Townsend published his breakthrough research in 2010.

The next step in the evolution of this already impressive technology was to remove the rows and columns all together. “We wanted to know if we could create a more abstract interface. So we threw away any hint of spatial organization in the matrix… The basic principle was to make things completely open ended and only put constraints in to make things better.” Townsend published his findings in 2012 and his paper was named a Plenary Paper for its significant contribution to the field of research.

The biggest breakthrough and advancement came in the summer of 2015, when Townsend and his student assistants at Algoma broke all records. “This was a big step in the right direction. Up to now all the research I had done and all the research being done by others had only [seen] a five per cent improvement [for the participants being tested].” In the summer months, a research group reported that they had a paradigm working at 72 bits per minute – that’s the amount of information a person can get out of the brain in a specific amount of time.
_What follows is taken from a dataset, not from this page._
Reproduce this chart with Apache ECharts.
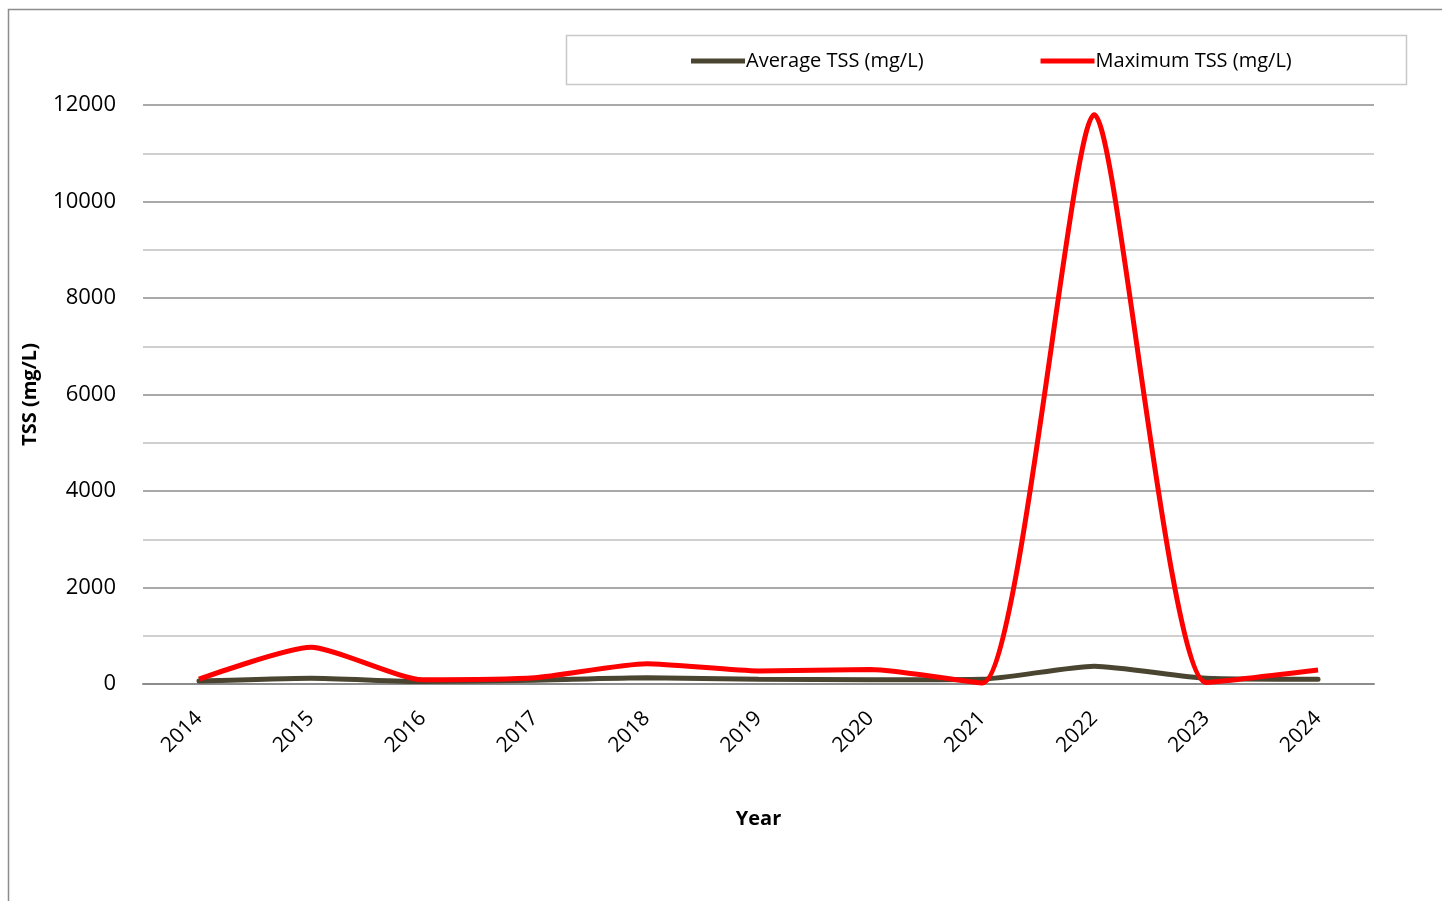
<!DOCTYPE html>
<html>
<head>
<meta charset="utf-8">
<script src="https://cdn.jsdelivr.net/npm/echarts@6/dist/echarts.min.js"></script>
<style>
  html, body { margin: 0; padding: 0; background: #fff; }
  #chart { width: 1442px; height: 901px; }
</style>
</head>
<body>
<div id="chart"></div>
<script>
// Data
const years = ["2014", "2015", "2016", "2017", "2018", "2019", "2020", "2021", "2022", "2023", "2024"];
const avgTss = [60, 120, 50, 80, 130, 100, 90, 100, 370, 120, 100];
const maxTss = [100, 760, 90, 130, 420, 270, 300, 20, 11800, 30, 290];

const font = "'Open Sans', 'Noto Sans', sans-serif";

const chart = echarts.init(document.getElementById("chart"));

const option = {
  animation: false,
  textStyle: { fontFamily: font, color: "#000" },
  graphic: [
    // outer chart frame
    {
      type: "rect",
      shape: { x: 8.5, y: 9.5, width: 1500, height: 1000 },
      style: { fill: "none", stroke: "#8c8c8c", lineWidth: 1.5 },
      silent: true
    },
    // legend box
    {
      type: "rect",
      shape: { x: 566.5, y: 35.5, width: 840, height: 49 },
      style: { fill: "#fff", stroke: "#c8c8c8", lineWidth: 1.5 },
      silent: true
    }
  ],
  legend: {
    left: 686,
    top: 46,
    itemWidth: 54,
    itemHeight: 5,
    itemGap: 117,
    icon: "rect",
    textStyle: { fontFamily: font, fontSize: 20, color: "#000", padding: [0, 0, 0, -4] },
    data: ["Average TSS (mg/L)", "Maximum TSS (mg/L)"]
  },
  grid: { left: 143, right: 68, top: 105, bottom: 217 },
  xAxis: {
    type: "category",
    data: years,
    boundaryGap: true,
    axisLine: { lineStyle: { color: "#8c8c8c", width: 2 } },
    axisTick: { show: false },
    axisLabel: { rotate: 45, margin: 31, fontSize: 21, color: "#000", fontFamily: font },
    name: "Year",
    nameLocation: "middle",
    nameGap: 125,
    nameTextStyle: { fontWeight: "bold", fontSize: 20, color: "#000", fontFamily: font }
  },
  yAxis: {
    type: "value",
    min: 0,
    max: 12000,
    interval: 2000,
    axisLine: { show: false },
    axisTick: { show: false },
    axisLabel: {
      margin: 27,
      fontSize: 22,
      color: "#000",
      fontFamily: font,
      formatter: (v) => String(v)
    },
    splitLine: { lineStyle: { color: "#8c8c8c", width: 1.5 } },
    minorTick: { show: false, splitNumber: 2 },
    minorSplitLine: { show: true, lineStyle: { color: "#c0c0c0", width: 1.5 } },
    name: "TSS (mg/L)",
    nameLocation: "middle",
    nameRotate: 90,
    nameGap: 103,
    nameTextStyle: { fontWeight: "bold", fontSize: 20, color: "#000", fontFamily: font }
  },
  series: [
    {
      name: "Average TSS (mg/L)",
      type: "line",
      data: avgTss,
      smooth: 0.2,
      showSymbol: false,
      lineStyle: { color: "#4a4530", width: 5, cap: "round" },
      itemStyle: { color: "#4a4530" },
      z: 2
    },
    {
      name: "Maximum TSS (mg/L)",
      type: "line",
      data: maxTss,
      smooth: 0.2,
      showSymbol: false,
      lineStyle: { color: "#ff0000", width: 5 },
      itemStyle: { color: "#ff0000" },
      z: 3
    }
  ]
};

chart.setOption(option);
</script>
</body>
</html>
Expecting to make the normative five per cent increase, Townsend hypothesized that his team of researchers could hit just below 80 bits per minute by the end of the summer. “But we managed to get a big leap of 120 bits per minute, which saw a 67 per cent increase, which was unheard of! So really, all of a sudden, the field was taken to a new level.”

In order to achieve this, Townsend and his team extended the spatial organization to time as well. “Temporally what had always happened up to last summer when we did this was that the letters, however they were organized spatially, they would be organized temporally to flash in fixed (usually 1/8 of a second) increments of time. In the field we call this period of time an epoch. So eight epochs per second… So we threw away the epoch and said letters can flash whenever they want, by themselves in a group, with another letter, whatever, whenever. Left completely unconstrained, this could lead to double flashes and other problems, so we then imposed constraints to improve the interface and were left with an interface that was faster and more effective.”

The research was published in the April 2015 issue of the peer reviewed Journal of Neural Engineering. He is currently trying to get his breakthrough of 120 bits per minute into the Guinness World Records. “I don’t know if it will become an official world record but I’m trying.”

Since last summer, Townsend has been working hard to make this computer interface more accessible. With the help of his student assistants, he has developed a model interface that costs less than $50.00 by using a newer technology called a Raspberry Pi, which is a credit card sized computer. The lab has designed an EEG amplifier that can be synchronized to the video monitor eliminating timing problems that have plagued this research field for decades. It also uses a novel, innovate, inexpensive method of EEG acquisition which has received a provisional patent. “So not only is it going to be the fastest system in the world, but it’s also going to be the cheapest, making the technology completely accessible to anybody.”

While Townsend and his team of students work hard to perfect their latest creation in the BCI Lab, one thing is for certain: together, they have made a lasting impact in the fields of computer science and medical technology, helping aid the lives of thousands of people, affected by ALS and other neurological disorders.